### Task to complete
Retype the lines beneath this one, from the first through the line containing "11.85, 13.27, 13.72, 14.28, 15];". Pictures are left out.

### Provided entries
_ _ _ _ _ _ _
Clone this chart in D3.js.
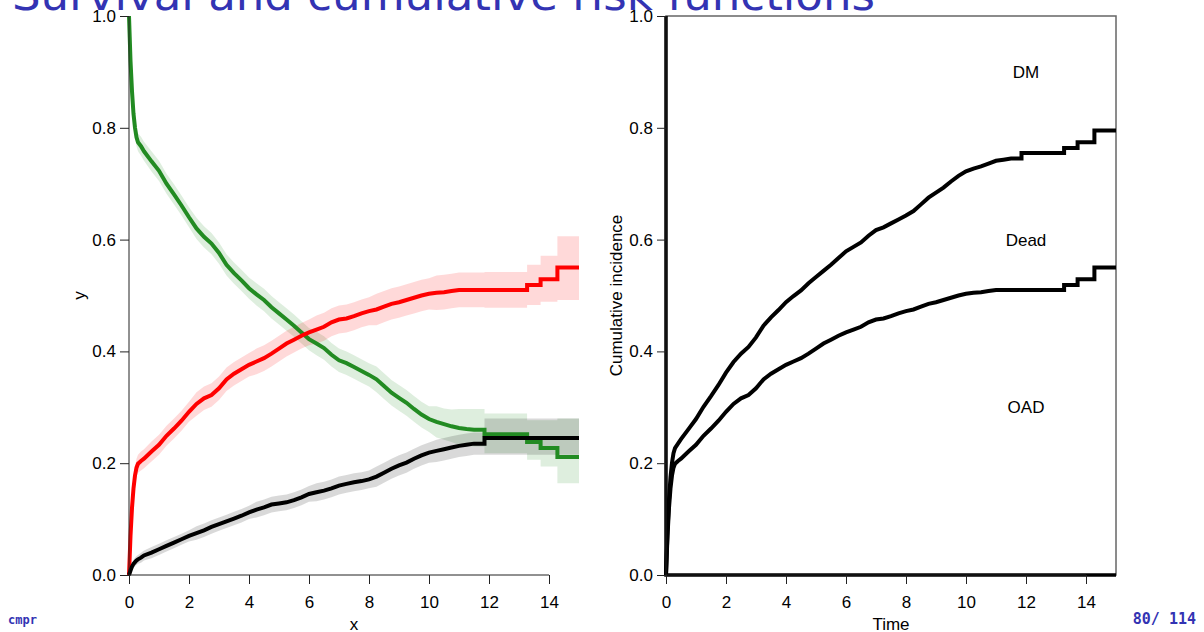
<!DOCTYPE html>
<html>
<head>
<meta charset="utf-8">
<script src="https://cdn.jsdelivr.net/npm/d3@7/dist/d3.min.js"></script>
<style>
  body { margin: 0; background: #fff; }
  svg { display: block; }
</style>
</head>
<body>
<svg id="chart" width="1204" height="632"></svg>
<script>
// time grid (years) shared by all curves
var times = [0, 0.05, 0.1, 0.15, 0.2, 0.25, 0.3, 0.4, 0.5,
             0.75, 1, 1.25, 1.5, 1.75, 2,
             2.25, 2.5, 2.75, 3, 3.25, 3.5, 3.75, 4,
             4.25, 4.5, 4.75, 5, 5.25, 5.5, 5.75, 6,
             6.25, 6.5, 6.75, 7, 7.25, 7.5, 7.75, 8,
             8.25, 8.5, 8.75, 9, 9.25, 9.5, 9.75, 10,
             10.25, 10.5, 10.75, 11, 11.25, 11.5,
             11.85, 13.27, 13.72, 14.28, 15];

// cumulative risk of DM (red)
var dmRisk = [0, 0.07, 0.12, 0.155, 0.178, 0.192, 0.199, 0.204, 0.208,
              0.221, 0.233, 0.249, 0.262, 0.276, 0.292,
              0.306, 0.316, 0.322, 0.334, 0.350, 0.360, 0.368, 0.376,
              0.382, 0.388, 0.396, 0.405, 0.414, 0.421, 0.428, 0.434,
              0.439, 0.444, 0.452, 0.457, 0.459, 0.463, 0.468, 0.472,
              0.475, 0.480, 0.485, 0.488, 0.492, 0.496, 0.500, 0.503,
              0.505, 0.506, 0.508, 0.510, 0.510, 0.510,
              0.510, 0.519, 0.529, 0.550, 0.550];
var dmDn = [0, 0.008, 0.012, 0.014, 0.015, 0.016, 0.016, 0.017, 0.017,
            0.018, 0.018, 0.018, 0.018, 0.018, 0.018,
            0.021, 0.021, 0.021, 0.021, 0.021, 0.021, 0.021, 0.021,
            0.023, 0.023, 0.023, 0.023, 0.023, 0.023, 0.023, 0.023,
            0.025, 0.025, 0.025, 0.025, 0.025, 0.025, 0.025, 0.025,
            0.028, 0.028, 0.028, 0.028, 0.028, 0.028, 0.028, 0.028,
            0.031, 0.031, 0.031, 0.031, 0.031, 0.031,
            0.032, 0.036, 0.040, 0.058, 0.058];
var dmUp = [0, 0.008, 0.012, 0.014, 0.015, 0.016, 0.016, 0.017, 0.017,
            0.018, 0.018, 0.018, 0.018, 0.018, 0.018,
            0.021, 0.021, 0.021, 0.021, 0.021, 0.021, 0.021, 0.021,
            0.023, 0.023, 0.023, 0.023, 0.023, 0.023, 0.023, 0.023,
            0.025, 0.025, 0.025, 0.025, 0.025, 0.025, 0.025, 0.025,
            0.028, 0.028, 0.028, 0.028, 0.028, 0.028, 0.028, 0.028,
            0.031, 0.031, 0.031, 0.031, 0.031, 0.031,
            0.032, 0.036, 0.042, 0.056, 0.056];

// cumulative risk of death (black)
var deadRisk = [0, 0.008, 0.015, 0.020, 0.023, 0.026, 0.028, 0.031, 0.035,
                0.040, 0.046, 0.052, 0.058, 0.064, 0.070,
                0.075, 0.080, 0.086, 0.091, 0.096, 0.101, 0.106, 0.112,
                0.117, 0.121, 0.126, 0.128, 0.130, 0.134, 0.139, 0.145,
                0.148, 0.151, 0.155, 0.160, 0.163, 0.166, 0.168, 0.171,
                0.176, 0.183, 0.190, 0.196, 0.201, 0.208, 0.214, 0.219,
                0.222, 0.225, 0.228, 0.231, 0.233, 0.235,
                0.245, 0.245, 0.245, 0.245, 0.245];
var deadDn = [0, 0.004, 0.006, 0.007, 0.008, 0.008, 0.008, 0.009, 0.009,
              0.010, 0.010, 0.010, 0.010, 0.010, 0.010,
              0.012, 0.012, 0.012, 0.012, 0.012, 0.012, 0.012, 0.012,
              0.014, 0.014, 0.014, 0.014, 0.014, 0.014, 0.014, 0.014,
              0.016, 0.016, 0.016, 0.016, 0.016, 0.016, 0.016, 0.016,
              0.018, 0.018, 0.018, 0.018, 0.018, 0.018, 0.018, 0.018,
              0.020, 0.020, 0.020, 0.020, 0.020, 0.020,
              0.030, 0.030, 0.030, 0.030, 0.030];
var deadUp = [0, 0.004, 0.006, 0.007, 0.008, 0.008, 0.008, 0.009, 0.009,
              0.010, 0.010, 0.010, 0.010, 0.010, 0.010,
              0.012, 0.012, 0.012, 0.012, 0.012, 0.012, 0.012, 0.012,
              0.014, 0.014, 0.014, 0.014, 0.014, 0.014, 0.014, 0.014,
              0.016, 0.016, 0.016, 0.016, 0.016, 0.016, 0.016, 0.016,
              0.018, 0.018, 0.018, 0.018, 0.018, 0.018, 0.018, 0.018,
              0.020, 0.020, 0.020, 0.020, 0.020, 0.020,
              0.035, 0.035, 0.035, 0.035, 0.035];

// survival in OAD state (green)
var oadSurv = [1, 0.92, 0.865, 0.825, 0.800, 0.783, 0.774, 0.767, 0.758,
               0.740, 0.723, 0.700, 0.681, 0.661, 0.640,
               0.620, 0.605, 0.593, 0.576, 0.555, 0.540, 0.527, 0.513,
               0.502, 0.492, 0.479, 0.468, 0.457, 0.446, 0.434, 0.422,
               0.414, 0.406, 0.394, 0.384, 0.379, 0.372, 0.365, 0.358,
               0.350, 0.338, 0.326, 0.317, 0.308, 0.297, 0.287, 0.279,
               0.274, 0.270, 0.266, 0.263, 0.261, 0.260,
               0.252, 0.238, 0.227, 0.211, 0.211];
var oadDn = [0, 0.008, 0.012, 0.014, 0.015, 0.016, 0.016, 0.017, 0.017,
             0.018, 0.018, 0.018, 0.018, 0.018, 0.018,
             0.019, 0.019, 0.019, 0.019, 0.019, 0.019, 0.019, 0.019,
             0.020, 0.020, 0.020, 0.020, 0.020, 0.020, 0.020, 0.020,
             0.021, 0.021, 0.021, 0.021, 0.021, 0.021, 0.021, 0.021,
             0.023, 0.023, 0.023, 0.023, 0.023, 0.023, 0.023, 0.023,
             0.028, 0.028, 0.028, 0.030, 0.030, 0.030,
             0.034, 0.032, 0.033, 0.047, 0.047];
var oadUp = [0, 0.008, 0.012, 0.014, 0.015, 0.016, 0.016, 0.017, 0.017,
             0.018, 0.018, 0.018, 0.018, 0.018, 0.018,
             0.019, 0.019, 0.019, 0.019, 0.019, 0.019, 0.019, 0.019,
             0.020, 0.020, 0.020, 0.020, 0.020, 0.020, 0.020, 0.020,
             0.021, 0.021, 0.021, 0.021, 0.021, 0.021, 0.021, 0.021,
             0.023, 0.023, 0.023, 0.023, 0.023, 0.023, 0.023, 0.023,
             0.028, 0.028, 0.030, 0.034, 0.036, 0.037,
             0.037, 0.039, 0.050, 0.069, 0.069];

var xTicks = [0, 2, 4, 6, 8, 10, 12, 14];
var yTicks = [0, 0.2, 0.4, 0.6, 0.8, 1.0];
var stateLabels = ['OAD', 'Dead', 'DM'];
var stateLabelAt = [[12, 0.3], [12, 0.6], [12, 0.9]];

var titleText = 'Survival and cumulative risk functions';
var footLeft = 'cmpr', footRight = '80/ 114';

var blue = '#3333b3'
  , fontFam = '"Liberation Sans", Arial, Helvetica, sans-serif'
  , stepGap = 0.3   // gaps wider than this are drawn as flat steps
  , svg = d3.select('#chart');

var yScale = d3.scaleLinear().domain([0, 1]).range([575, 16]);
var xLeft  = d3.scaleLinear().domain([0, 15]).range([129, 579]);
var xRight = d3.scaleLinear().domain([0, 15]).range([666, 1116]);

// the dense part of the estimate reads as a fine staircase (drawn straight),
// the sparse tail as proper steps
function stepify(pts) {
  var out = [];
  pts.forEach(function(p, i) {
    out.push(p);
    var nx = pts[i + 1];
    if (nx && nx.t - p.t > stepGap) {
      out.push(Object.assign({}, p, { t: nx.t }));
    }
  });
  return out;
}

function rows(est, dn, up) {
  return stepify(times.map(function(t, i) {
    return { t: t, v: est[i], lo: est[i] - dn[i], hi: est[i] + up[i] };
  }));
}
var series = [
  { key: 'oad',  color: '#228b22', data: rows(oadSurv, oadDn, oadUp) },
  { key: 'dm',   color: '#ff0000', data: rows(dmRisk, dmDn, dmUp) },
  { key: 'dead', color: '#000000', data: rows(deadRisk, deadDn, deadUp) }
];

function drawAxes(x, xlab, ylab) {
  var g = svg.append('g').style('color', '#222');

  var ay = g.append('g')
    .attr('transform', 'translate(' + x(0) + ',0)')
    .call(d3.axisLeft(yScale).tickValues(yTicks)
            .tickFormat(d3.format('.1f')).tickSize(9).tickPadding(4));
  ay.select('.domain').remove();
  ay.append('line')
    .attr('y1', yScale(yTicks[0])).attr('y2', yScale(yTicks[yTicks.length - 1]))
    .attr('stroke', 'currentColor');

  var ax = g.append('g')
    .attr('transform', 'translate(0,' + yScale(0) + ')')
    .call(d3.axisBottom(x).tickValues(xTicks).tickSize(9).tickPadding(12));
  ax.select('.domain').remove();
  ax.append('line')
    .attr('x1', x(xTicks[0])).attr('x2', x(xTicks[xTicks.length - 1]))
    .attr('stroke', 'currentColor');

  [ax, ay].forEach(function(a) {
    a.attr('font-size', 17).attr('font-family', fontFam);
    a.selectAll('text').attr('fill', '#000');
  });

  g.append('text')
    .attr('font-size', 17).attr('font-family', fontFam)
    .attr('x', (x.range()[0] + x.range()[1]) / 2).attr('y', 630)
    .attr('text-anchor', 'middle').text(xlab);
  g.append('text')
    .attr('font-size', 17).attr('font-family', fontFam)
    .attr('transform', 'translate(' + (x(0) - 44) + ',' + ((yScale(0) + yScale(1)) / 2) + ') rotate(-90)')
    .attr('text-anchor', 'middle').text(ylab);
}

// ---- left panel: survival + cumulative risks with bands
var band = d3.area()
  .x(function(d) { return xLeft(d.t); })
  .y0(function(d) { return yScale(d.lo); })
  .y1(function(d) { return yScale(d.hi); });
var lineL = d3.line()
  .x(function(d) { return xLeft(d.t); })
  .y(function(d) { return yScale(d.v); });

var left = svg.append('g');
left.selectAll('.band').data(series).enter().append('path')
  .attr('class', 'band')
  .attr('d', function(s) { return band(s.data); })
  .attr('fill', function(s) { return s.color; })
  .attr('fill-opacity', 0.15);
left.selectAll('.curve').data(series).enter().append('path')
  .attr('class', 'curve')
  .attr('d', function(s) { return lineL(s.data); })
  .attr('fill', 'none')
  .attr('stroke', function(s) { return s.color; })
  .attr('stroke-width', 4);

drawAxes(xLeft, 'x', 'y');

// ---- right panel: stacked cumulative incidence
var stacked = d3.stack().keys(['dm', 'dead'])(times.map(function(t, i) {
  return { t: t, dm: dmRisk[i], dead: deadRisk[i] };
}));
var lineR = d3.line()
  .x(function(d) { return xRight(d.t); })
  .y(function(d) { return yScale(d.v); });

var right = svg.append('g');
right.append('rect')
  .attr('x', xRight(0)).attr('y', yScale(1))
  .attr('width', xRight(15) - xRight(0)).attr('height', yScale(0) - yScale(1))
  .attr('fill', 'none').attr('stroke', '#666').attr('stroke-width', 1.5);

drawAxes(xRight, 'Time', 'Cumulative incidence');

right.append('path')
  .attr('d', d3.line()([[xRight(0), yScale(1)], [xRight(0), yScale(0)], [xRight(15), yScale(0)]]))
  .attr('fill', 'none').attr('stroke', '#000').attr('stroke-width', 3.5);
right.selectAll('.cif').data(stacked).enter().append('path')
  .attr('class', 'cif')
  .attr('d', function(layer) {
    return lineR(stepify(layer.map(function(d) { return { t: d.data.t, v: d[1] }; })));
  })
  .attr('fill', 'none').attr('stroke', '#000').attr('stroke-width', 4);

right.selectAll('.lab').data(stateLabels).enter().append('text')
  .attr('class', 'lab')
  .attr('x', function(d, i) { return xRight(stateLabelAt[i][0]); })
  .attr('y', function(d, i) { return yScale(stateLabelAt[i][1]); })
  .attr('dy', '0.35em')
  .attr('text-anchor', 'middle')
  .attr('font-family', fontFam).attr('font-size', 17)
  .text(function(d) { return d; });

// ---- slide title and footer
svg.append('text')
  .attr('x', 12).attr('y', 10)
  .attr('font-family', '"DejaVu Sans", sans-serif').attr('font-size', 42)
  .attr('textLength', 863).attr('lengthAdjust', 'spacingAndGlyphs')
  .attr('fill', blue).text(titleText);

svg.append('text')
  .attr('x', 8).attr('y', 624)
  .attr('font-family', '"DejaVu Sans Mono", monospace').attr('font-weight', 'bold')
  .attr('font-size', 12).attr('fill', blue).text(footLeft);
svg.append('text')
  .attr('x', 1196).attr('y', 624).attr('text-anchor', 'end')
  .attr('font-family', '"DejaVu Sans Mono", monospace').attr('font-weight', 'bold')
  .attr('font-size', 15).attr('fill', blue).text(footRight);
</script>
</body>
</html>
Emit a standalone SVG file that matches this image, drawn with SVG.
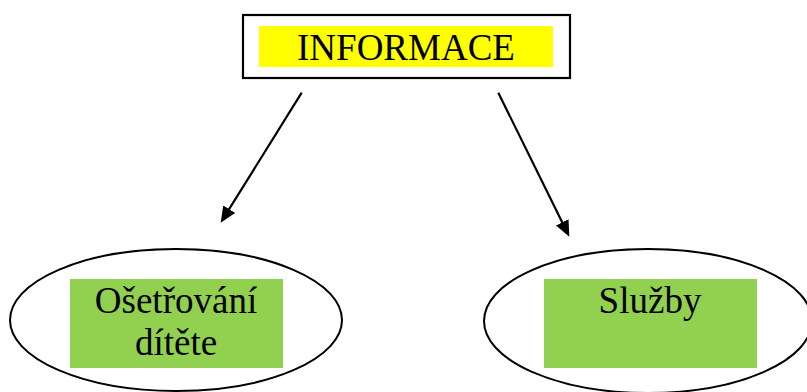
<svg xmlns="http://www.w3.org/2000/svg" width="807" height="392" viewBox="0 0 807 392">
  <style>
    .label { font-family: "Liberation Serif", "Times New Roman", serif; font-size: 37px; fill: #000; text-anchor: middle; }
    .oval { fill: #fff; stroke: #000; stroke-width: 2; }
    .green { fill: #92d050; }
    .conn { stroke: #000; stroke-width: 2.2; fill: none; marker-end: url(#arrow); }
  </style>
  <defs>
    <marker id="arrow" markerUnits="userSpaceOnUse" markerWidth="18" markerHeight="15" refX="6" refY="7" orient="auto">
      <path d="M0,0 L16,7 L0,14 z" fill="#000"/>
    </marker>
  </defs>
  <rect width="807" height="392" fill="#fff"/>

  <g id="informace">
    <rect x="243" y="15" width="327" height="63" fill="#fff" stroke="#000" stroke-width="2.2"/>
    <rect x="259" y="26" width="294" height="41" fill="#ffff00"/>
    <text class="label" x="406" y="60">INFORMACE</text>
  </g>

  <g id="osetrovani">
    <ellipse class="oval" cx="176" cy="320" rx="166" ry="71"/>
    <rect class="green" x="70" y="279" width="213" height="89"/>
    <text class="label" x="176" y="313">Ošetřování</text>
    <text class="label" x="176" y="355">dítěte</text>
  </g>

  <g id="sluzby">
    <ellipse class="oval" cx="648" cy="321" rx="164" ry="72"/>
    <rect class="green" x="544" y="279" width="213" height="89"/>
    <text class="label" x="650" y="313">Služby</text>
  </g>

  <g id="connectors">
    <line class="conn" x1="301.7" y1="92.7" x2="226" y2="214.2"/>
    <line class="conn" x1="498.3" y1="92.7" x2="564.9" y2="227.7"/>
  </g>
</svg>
_ _ _ _ _ _ _
### Expected answer
Clone this chart in D3.js.
<!DOCTYPE html>
<html>
<head>
<meta charset="utf-8">
<script src="https://cdn.jsdelivr.net/npm/d3@7/dist/d3.min.js"></script>
<style>
  body { margin: 0; background: #fff; }
  svg { display: block; }
</style>
</head>
<body>
<svg id="chart" width="1204" height="632"></svg>
<script>
// time grid (years) shared by all curves
var times = [0, 0.05, 0.1, 0.15, 0.2, 0.25, 0.3, 0.4, 0.5,
             0.75, 1, 1.25, 1.5, 1.75, 2,
             2.25, 2.5, 2.75, 3, 3.25, 3.5, 3.75, 4,
             4.25, 4.5, 4.75, 5, 5.25, 5.5, 5.75, 6,
             6.25, 6.5, 6.75, 7, 7.25, 7.5, 7.75, 8,
             8.25, 8.5, 8.75, 9, 9.25, 9.5, 9.75, 10,
             10.25, 10.5, 10.75, 11, 11.25, 11.5,
             11.85, 13.27, 13.72, 14.28, 15];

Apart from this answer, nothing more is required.